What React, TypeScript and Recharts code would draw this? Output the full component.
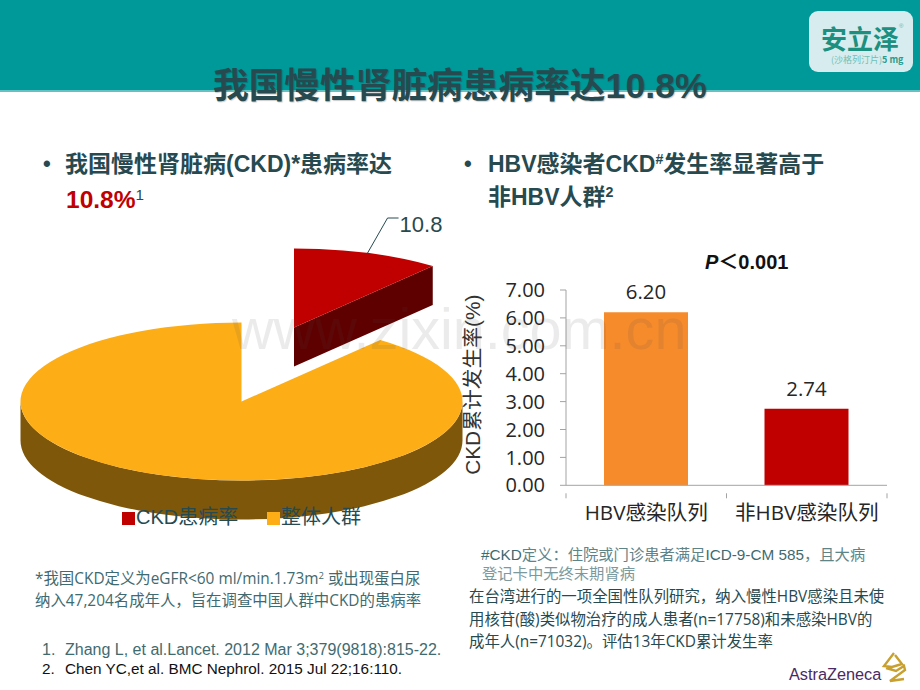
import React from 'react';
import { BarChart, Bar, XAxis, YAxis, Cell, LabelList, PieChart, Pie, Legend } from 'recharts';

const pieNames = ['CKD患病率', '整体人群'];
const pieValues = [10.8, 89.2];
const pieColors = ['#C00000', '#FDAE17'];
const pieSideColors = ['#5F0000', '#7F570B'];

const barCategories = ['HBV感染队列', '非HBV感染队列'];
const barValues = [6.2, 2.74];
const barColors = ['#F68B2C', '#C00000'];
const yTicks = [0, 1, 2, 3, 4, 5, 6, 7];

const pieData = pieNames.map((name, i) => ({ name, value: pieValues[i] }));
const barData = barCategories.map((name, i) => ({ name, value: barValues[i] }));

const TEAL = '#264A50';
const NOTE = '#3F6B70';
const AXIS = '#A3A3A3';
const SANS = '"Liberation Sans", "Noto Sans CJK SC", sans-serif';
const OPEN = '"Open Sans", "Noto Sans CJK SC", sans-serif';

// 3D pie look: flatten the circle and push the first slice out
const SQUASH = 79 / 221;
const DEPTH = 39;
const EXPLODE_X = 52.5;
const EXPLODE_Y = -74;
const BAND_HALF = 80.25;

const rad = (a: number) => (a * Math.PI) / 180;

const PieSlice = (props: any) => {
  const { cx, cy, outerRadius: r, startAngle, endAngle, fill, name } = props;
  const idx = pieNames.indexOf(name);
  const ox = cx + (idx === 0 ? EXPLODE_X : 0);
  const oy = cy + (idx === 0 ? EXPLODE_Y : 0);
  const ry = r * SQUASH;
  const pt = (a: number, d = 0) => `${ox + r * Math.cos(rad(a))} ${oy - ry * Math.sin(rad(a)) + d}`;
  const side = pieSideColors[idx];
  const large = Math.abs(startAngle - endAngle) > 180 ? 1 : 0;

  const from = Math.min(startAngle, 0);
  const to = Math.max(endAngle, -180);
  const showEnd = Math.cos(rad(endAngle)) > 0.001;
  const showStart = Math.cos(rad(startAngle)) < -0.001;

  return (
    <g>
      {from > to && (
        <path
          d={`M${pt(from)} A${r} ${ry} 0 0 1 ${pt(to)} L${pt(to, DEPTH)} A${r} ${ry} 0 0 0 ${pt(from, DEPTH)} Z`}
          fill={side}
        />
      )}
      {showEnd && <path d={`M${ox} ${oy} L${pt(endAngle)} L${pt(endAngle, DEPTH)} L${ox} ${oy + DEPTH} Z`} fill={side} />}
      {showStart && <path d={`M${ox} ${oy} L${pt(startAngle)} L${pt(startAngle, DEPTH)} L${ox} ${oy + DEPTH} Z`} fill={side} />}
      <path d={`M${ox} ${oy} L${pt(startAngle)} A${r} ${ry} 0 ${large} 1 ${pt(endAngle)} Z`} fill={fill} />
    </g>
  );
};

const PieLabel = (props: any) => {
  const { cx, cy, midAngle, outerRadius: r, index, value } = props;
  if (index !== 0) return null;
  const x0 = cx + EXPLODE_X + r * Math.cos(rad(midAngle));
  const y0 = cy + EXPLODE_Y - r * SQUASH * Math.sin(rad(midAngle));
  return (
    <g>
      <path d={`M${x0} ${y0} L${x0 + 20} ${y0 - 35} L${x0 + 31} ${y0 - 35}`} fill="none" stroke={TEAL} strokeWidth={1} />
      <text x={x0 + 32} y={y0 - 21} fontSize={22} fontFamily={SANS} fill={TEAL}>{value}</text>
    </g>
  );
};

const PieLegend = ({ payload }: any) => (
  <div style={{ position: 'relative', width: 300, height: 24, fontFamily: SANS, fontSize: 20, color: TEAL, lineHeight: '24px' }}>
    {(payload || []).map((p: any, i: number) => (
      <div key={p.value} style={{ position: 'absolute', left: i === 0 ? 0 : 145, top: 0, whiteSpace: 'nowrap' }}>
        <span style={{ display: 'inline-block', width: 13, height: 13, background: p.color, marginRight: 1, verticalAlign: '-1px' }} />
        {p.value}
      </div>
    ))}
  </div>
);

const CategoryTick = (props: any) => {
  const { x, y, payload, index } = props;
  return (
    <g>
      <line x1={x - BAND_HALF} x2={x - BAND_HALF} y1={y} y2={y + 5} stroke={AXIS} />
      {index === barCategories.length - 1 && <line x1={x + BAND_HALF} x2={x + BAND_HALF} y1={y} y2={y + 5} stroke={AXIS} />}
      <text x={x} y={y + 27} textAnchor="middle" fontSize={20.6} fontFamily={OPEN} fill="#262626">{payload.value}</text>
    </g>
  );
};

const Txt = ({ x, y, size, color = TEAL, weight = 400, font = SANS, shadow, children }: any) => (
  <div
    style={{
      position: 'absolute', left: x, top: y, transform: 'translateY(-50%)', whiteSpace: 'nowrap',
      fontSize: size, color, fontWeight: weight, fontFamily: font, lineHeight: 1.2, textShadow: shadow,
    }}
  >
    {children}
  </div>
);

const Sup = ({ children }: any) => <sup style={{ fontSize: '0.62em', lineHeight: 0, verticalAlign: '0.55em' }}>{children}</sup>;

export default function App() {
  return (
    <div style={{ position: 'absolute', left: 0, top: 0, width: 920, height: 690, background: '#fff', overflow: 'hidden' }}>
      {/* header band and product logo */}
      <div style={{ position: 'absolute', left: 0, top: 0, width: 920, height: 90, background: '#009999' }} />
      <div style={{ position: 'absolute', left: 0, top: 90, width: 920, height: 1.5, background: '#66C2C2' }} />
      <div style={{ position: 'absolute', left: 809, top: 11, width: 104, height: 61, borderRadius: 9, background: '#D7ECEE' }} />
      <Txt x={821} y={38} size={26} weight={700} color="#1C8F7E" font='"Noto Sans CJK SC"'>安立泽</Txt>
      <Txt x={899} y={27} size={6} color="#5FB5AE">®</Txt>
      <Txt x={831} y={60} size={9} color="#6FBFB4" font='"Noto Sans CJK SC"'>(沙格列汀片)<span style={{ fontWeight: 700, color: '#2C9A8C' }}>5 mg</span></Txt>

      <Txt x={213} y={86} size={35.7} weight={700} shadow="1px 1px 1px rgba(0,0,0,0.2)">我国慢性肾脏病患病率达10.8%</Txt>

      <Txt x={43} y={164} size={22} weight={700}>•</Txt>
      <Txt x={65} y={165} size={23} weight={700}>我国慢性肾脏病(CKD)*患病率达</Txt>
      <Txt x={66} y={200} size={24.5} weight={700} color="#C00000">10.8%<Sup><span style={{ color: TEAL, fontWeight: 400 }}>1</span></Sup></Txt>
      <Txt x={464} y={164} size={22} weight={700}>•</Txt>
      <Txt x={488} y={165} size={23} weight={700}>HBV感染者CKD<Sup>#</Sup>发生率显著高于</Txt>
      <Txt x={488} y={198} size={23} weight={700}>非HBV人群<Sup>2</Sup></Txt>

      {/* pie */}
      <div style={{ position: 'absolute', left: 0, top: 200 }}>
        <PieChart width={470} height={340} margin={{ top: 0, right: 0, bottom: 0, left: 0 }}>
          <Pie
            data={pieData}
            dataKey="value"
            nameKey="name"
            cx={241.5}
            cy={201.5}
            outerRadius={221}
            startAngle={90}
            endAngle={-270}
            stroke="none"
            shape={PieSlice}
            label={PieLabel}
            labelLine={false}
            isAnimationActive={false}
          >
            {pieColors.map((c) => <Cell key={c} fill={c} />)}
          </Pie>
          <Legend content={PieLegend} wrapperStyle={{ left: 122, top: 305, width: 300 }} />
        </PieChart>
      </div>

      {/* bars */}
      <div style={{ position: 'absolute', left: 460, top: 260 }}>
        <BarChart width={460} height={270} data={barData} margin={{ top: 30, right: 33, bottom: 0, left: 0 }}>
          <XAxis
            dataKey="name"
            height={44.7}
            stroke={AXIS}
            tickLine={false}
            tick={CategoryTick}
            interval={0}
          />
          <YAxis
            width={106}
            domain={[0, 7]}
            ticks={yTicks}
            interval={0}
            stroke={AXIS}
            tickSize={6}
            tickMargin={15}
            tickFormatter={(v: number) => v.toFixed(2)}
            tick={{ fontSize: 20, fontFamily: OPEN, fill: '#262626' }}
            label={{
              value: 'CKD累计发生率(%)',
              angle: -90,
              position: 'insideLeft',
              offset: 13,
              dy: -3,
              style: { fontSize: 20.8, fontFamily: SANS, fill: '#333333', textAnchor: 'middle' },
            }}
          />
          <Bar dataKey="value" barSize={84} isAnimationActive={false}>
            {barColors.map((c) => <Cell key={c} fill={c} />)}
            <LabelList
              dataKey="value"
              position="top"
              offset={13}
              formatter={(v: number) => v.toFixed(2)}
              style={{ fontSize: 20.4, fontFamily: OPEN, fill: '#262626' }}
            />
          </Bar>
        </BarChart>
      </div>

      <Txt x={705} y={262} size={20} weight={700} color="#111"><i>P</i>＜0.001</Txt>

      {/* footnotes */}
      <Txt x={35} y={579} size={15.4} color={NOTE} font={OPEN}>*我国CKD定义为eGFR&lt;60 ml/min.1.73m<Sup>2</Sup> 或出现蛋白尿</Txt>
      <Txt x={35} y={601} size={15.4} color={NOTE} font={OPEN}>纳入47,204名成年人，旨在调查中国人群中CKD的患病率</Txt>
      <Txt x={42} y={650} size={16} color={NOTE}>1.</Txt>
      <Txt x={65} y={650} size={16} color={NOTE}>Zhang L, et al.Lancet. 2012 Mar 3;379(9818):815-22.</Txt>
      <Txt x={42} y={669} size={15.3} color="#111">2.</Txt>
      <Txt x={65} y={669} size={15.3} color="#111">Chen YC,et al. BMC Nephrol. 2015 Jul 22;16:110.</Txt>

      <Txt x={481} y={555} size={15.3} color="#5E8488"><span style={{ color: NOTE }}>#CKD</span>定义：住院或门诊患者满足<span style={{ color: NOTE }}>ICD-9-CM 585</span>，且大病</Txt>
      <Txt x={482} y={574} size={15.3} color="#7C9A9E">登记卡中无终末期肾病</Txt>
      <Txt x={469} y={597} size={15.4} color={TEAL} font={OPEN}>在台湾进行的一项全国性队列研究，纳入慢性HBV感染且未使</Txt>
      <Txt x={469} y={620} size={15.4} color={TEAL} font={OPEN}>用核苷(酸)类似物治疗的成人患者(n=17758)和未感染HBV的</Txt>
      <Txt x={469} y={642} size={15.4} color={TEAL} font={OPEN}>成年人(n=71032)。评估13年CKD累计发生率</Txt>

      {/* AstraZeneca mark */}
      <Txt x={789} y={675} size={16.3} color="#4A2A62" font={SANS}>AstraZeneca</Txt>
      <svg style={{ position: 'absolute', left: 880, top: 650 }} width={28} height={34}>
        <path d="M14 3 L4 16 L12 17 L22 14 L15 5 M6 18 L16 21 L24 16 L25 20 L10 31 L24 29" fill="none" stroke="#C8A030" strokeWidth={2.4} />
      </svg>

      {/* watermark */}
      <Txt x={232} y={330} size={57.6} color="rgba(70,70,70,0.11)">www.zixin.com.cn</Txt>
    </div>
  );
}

···

== Description of the task ==
The lines from the start of the data through the line that contains "const rad = (a: number)" are to be returned exactly, please, with both ends included and every picture left out.

== Exercise result ==
What React, TypeScript and Recharts code would draw this? Output the full component.
import React from 'react';
import { BarChart, Bar, XAxis, YAxis, Cell, LabelList, PieChart, Pie, Legend } from 'recharts';

const pieNames = ['CKD患病率', '整体人群'];
const pieValues = [10.8, 89.2];
const pieColors = ['#C00000', '#FDAE17'];
const pieSideColors = ['#5F0000', '#7F570B'];

const barCategories = ['HBV感染队列', '非HBV感染队列'];
const barValues = [6.2, 2.74];
const barColors = ['#F68B2C', '#C00000'];
const yTicks = [0, 1, 2, 3, 4, 5, 6, 7];

const pieData = pieNames.map((name, i) => ({ name, value: pieValues[i] }));
const barData = barCategories.map((name, i) => ({ name, value: barValues[i] }));

const TEAL = '#264A50';
const NOTE = '#3F6B70';
const AXIS = '#A3A3A3';
const SANS = '"Liberation Sans", "Noto Sans CJK SC", sans-serif';
const OPEN = '"Open Sans", "Noto Sans CJK SC", sans-serif';

// 3D pie look: flatten the circle and push the first slice out
const SQUASH = 79 / 221;
const DEPTH = 39;
const EXPLODE_X = 52.5;
const EXPLODE_Y = -74;
const BAND_HALF = 80.25;

const rad = (a: number) => (a * Math.PI) / 180;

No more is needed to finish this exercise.